WORK INSTRUCTIONS:
Reproduce the material in full, exactly as written.

== PROVIDED RECORDS ==

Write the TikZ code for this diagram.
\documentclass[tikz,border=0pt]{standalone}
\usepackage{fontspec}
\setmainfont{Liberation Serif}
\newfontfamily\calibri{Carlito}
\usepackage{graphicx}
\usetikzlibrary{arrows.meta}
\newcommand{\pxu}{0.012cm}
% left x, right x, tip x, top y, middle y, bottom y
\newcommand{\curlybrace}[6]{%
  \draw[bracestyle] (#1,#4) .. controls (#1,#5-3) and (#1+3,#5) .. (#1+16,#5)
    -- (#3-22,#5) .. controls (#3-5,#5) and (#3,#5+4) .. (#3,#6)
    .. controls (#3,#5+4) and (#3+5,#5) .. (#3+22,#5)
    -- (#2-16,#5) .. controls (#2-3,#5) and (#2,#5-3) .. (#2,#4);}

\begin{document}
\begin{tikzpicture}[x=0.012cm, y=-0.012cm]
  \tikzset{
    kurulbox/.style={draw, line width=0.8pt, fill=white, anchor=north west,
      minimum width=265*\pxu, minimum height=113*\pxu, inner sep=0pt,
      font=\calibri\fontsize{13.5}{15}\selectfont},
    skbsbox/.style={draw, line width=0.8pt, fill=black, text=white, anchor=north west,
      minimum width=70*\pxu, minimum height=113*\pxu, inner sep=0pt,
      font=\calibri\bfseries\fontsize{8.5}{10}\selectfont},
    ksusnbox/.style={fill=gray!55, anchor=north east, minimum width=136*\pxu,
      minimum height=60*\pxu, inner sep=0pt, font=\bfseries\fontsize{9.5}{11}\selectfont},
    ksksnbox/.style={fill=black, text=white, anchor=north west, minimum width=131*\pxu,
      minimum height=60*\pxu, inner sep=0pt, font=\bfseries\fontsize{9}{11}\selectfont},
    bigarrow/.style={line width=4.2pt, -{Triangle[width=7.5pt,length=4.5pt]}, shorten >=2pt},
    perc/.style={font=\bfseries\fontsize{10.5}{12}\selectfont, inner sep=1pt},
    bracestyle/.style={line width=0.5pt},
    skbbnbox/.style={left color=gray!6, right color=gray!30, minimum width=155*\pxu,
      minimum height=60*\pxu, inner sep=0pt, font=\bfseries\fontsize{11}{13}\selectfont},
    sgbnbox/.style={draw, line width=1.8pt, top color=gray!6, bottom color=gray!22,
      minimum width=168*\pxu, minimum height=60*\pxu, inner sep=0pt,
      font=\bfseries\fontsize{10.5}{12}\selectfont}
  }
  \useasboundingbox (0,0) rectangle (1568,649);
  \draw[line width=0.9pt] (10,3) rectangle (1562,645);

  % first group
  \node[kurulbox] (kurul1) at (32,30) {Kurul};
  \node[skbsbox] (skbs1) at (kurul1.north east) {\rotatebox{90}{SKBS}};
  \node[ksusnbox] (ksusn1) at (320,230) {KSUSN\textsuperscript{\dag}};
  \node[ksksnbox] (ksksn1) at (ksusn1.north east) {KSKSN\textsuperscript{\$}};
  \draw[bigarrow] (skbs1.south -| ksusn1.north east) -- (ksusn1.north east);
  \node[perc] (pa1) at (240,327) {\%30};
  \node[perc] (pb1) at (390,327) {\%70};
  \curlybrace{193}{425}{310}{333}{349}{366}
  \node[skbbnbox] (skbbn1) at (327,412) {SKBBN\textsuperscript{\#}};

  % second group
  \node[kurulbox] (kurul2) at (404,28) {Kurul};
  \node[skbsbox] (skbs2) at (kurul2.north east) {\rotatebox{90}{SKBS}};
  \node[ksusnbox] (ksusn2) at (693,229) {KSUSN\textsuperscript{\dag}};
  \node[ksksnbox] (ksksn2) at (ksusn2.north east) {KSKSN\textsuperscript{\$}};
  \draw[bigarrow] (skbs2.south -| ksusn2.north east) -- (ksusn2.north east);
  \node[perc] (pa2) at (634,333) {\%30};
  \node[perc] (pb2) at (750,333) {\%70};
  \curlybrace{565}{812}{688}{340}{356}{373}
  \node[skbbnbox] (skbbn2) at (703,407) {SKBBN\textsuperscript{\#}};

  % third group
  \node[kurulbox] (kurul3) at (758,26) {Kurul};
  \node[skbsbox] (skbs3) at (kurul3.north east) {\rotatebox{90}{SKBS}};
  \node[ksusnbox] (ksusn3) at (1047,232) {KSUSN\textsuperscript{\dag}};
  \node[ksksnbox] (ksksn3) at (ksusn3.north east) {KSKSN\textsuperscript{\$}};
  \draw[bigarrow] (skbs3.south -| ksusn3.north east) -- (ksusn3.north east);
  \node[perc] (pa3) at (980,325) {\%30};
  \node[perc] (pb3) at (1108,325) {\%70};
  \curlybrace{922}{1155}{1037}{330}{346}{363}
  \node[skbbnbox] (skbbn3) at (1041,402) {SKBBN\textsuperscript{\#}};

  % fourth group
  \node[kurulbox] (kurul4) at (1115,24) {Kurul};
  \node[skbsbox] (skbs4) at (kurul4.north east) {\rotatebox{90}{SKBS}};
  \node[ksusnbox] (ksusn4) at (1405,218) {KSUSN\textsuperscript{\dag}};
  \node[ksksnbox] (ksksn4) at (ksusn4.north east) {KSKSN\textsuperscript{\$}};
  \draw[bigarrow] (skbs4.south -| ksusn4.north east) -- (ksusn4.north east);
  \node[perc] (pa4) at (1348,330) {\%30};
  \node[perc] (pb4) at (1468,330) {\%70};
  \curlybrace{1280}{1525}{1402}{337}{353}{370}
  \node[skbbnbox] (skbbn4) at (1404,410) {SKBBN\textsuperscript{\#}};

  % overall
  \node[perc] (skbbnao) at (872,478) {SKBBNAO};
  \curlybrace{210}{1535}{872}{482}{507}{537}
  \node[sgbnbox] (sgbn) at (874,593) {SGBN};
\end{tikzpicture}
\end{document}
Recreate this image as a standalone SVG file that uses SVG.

===

EXERCISE SOLUTION:
Write the TikZ code for this diagram.
\documentclass[tikz,border=0pt]{standalone}
\usepackage{fontspec}
\setmainfont{Liberation Serif}
\newfontfamily\calibri{Carlito}
\usepackage{graphicx}
\usetikzlibrary{arrows.meta}
\newcommand{\pxu}{0.012cm}
% left x, right x, tip x, top y, middle y, bottom y
\newcommand{\curlybrace}[6]{%
  \draw[bracestyle] (#1,#4) .. controls (#1,#5-3) and (#1+3,#5) .. (#1+16,#5)
    -- (#3-22,#5) .. controls (#3-5,#5) and (#3,#5+4) .. (#3,#6)
    .. controls (#3,#5+4) and (#3+5,#5) .. (#3+22,#5)
    -- (#2-16,#5) .. controls (#2-3,#5) and (#2,#5-3) .. (#2,#4);}

\begin{document}
\begin{tikzpicture}[x=0.012cm, y=-0.012cm]
  \tikzset{
    kurulbox/.style={draw, line width=0.8pt, fill=white, anchor=north west,
      minimum width=265*\pxu, minimum height=113*\pxu, inner sep=0pt,
      font=\calibri\fontsize{13.5}{15}\selectfont},
    skbsbox/.style={draw, line width=0.8pt, fill=black, text=white, anchor=north west,
      minimum width=70*\pxu, minimum height=113*\pxu, inner sep=0pt,
      font=\calibri\bfseries\fontsize{8.5}{10}\selectfont},
    ksusnbox/.style={fill=gray!55, anchor=north east, minimum width=136*\pxu,
      minimum height=60*\pxu, inner sep=0pt, font=\bfseries\fontsize{9.5}{11}\selectfont},
    ksksnbox/.style={fill=black, text=white, anchor=north west, minimum width=131*\pxu,
      minimum height=60*\pxu, inner sep=0pt, font=\bfseries\fontsize{9}{11}\selectfont},
    bigarrow/.style={line width=4.2pt, -{Triangle[width=7.5pt,length=4.5pt]}, shorten >=2pt},
    perc/.style={font=\bfseries\fontsize{10.5}{12}\selectfont, inner sep=1pt},
    bracestyle/.style={line width=0.5pt},
    skbbnbox/.style={left color=gray!6, right color=gray!30, minimum width=155*\pxu,
      minimum height=60*\pxu, inner sep=0pt, font=\bfseries\fontsize{11}{13}\selectfont},
    sgbnbox/.style={draw, line width=1.8pt, top color=gray!6, bottom color=gray!22,
      minimum width=168*\pxu, minimum height=60*\pxu, inner sep=0pt,
      font=\bfseries\fontsize{10.5}{12}\selectfont}
  }
  \useasboundingbox (0,0) rectangle (1568,649);
  \draw[line width=0.9pt] (10,3) rectangle (1562,645);

  % first group
  \node[kurulbox] (kurul1) at (32,30) {Kurul};
  \node[skbsbox] (skbs1) at (kurul1.north east) {\rotatebox{90}{SKBS}};
  \node[ksusnbox] (ksusn1) at (320,230) {KSUSN\textsuperscript{\dag}};
  \node[ksksnbox] (ksksn1) at (ksusn1.north east) {KSKSN\textsuperscript{\$}};
  \draw[bigarrow] (skbs1.south -| ksusn1.north east) -- (ksusn1.north east);
  \node[perc] (pa1) at (240,327) {\%30};
  \node[perc] (pb1) at (390,327) {\%70};
  \curlybrace{193}{425}{310}{333}{349}{366}
  \node[skbbnbox] (skbbn1) at (327,412) {SKBBN\textsuperscript{\#}};

  % second group
  \node[kurulbox] (kurul2) at (404,28) {Kurul};
  \node[skbsbox] (skbs2) at (kurul2.north east) {\rotatebox{90}{SKBS}};
  \node[ksusnbox] (ksusn2) at (693,229) {KSUSN\textsuperscript{\dag}};
  \node[ksksnbox] (ksksn2) at (ksusn2.north east) {KSKSN\textsuperscript{\$}};
  \draw[bigarrow] (skbs2.south -| ksusn2.north east) -- (ksusn2.north east);
  \node[perc] (pa2) at (634,333) {\%30};
  \node[perc] (pb2) at (750,333) {\%70};
  \curlybrace{565}{812}{688}{340}{356}{373}
  \node[skbbnbox] (skbbn2) at (703,407) {SKBBN\textsuperscript{\#}};

  % third group
  \node[kurulbox] (kurul3) at (758,26) {Kurul};
  \node[skbsbox] (skbs3) at (kurul3.north east) {\rotatebox{90}{SKBS}};
  \node[ksusnbox] (ksusn3) at (1047,232) {KSUSN\textsuperscript{\dag}};
  \node[ksksnbox] (ksksn3) at (ksusn3.north east) {KSKSN\textsuperscript{\$}};
  \draw[bigarrow] (skbs3.south -| ksusn3.north east) -- (ksusn3.north east);
  \node[perc] (pa3) at (980,325) {\%30};
  \node[perc] (pb3) at (1108,325) {\%70};
  \curlybrace{922}{1155}{1037}{330}{346}{363}
  \node[skbbnbox] (skbbn3) at (1041,402) {SKBBN\textsuperscript{\#}};

  % fourth group
  \node[kurulbox] (kurul4) at (1115,24) {Kurul};
  \node[skbsbox] (skbs4) at (kurul4.north east) {\rotatebox{90}{SKBS}};
  \node[ksusnbox] (ksusn4) at (1405,218) {KSUSN\textsuperscript{\dag}};
  \node[ksksnbox] (ksksn4) at (ksusn4.north east) {KSKSN\textsuperscript{\$}};
  \draw[bigarrow] (skbs4.south -| ksusn4.north east) -- (ksusn4.north east);
  \node[perc] (pa4) at (1348,330) {\%30};
  \node[perc] (pb4) at (1468,330) {\%70};
  \curlybrace{1280}{1525}{1402}{337}{353}{370}
  \node[skbbnbox] (skbbn4) at (1404,410) {SKBBN\textsuperscript{\#}};

  % overall
  \node[perc] (skbbnao) at (872,478) {SKBBNAO};
  \curlybrace{210}{1535}{872}{482}{507}{537}
  \node[sgbnbox] (sgbn) at (874,593) {SGBN};
\end{tikzpicture}
\end{document}
Recreate this image as a standalone SVG file that uses SVG.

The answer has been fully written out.